As indicated in the screenshot, when you detach a library from a cluster or permanently delete a library previously attached to the cluster, you must restart the cluster.

Create a library

You can create Java, Scala, and Python libraries to run on Spark clusters, or point to external packages in PyPI, Maven, and CRAN. To create a library:

  1. Right-click the folder where you want to store the library.

  2. Select Create > Library.

    New Library

Upload a Java JAR or Scala JAR

  1. In the Source drop-down list, select Upload Java/Scala JAR.

  2. Enter a library name.

  3. Click and drag your JAR to the JAR File text box.

    Upload Jar

  4. Click Create Library. The library detail screen displays.

  5. In the Attach column, select clusters to attach the library to.

  6. Optionally select the Attach automatically to all clusters. checkbox and click Confirm.

Upload a Python PyPI package or Python Egg

  1. In the Source drop-down list, select Upload Python Egg or PyPI.

    • PyPI package - Enter a PyPI package name and click Install Library. The library detail screen displays.

      Tip

      PyPI has a specific format for installing specific versions of libraries. For example, to install a specific version of pandas use this format for the library: pandas==0.17.1.

    • Python egg:

      1. Enter a library name.
      2. Click and drag the egg and optionally the documentation egg to the Egg File text box.
      3. Click Create Library. The library detail screen displays.
  2. In the Attach column, select clusters to attach the library to.

  3. Optionally select the Attach automatically to all clusters. checkbox and click Confirm.

Upload a Maven package or Spark package

  1. In the Source field, select Maven Coordinate.

    ../_images/maven-library.png
    • In the Coordinate field, enter the Maven coordinate of the library to install.

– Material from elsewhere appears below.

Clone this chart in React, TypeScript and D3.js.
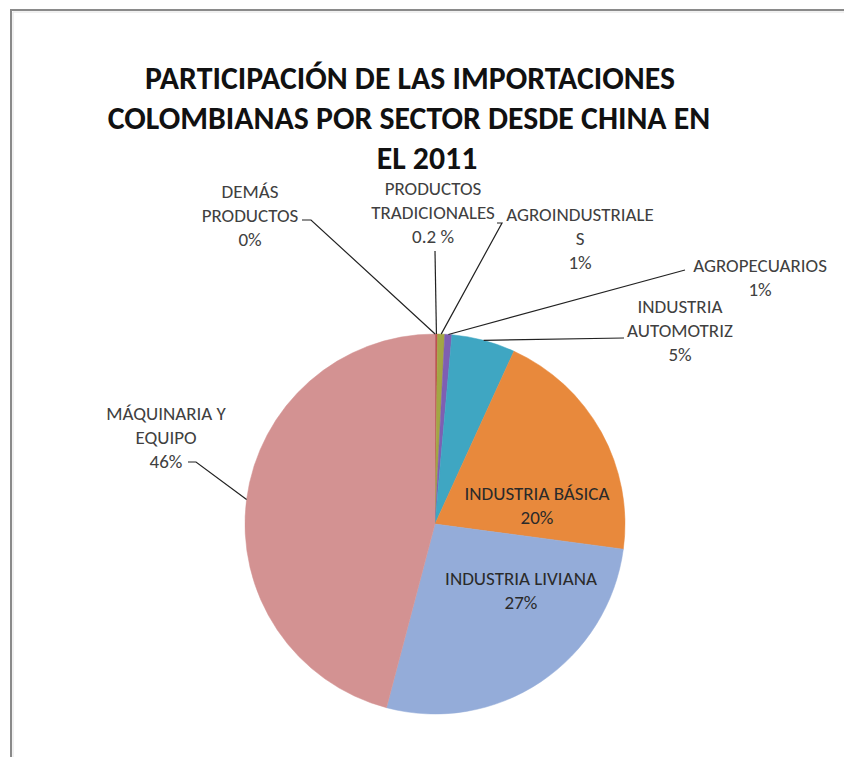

Maven coordinates are in the form groupId:artifactId:version; for example, com.databricks:spark-avro_2.10:1.0.0.
    • If you don’t know the exact coordinate, enter the library name and click Search Spark Packages and Maven Central. A list of matching packages displays. To display details about a package, click its name. You can sort packages by name, organization, and rating. You can also filter the results by writing a query in the search bar. The results refresh automatically.
    1. Select Maven Central or Spark Packages in the drop-down list at the top right.

      ../_images/spark-packages.png
      ../_images/maven-central.png
    2. Optionally select the package version in the Releases column.

    3. Click + Select next to a package. The Coordinate field is filled in with the selected package and version.

  2. Optionally click Advanced Options to set up a custom Maven URL and to exclude certain dependencies.

    • Enter the Repository URL if your coordinate is in a different Maven repository; for example, https://oss.sonatype.org/content/repositories.
    • In the Excludes box, provide the groupId and the artifactId of the dependencies that you want to exclude; for example, log4j:log4j.
  3. Click Create Library. The library detail screen displays.

  4. In the Attach column, select clusters to attach the library to. The dependencies resolve and the library installs in a couple of minutes.

  5. Optionally select the Attach automatically to all clusters. checkbox and click Confirm.

Upload a CRAN library

Note

You can use CRAN libraries on clusters running Azure Databricks Runtime 3.2 and above.

  1. In the Source drop-down list, select R Library.

    ../_images/cran-library.png
  2. In the Install from drop-down list, CRAN-like Repository is the only option and is selected by default. This option covers CRAN and bioconductor repositories.

  3. In the Repository field, enter the CRAN repository URL.

  4. In the Package field, enter the name of the package.

  5. Click Create Library. The library detail screen displays.

  6. In the Attach column, select clusters to attach the library to. When the library is attached to a cluster, the dependencies resolve and the library installs.

  7. Optionally select the Attach automatically to all clusters. checkbox and click Confirm.

View library details

  1. Go to the folder containing the library.
  2. Click the library name.

The library details page shows the running clusters and whether the library is attached to the clusters. If the library is installed, the page contains a link to the package host. If the library is uploaded, the page displays a link to the uploaded package file.

Attach a library to a cluster

  1. Go to the folder containing the library.

  2. Click the library name.

  3. In the Attach column, select the cluster to attach the library to.

    ../_images/library-attach.png
  4. To configure the library to be attached to all clusters, optionally select the Attach automatically to all clusters checkbox and click Confirm.

Detach a library from a cluster

  1. Go to the folder containing the library.

  2. Click the library name.

  3. In the Attach column, deselect the cluster the library is attached to.

    ../_images/library-attach.png

View the libraries attached to a cluster

  1. Click the clusters icon Clusters Icon in the sidebar.
  2. Click the cluster name.
  3. Click the Libraries tab. For each library, the tab displays the library name and version, whether the library has been deleted, and the library location.

Move a library

  1. Go to the library location in the Workspace.
  2. Click the drop-down arrow Menu Dropdown to the right of the library name and select Move. A folder browser displays.
  3. Click the destination folder.
  4. Click Select.
  5. Click Confirm and Move.

Delete a library

You can move a library to the Trash folder and permanently delete the library. For details, see Delete an object.

You can also move a library to the Trash folder by clicking Move to Trash on the library details page.

Note

When you move a library to the Trash folder, the library is not marked for deletion, which means that it remains available on any clusters that it is attached to. You must permanent delete the library from the Trash folder or empty the Trash folder to make it unavailable.

Update a library

To update a library, delete the old version of the library and create a new version. The requirements to use the new version of the library are the union of the requirements for deleting a library and uploading a library: you must restart the cluster and reattach any notebooks that use the library to the cluster.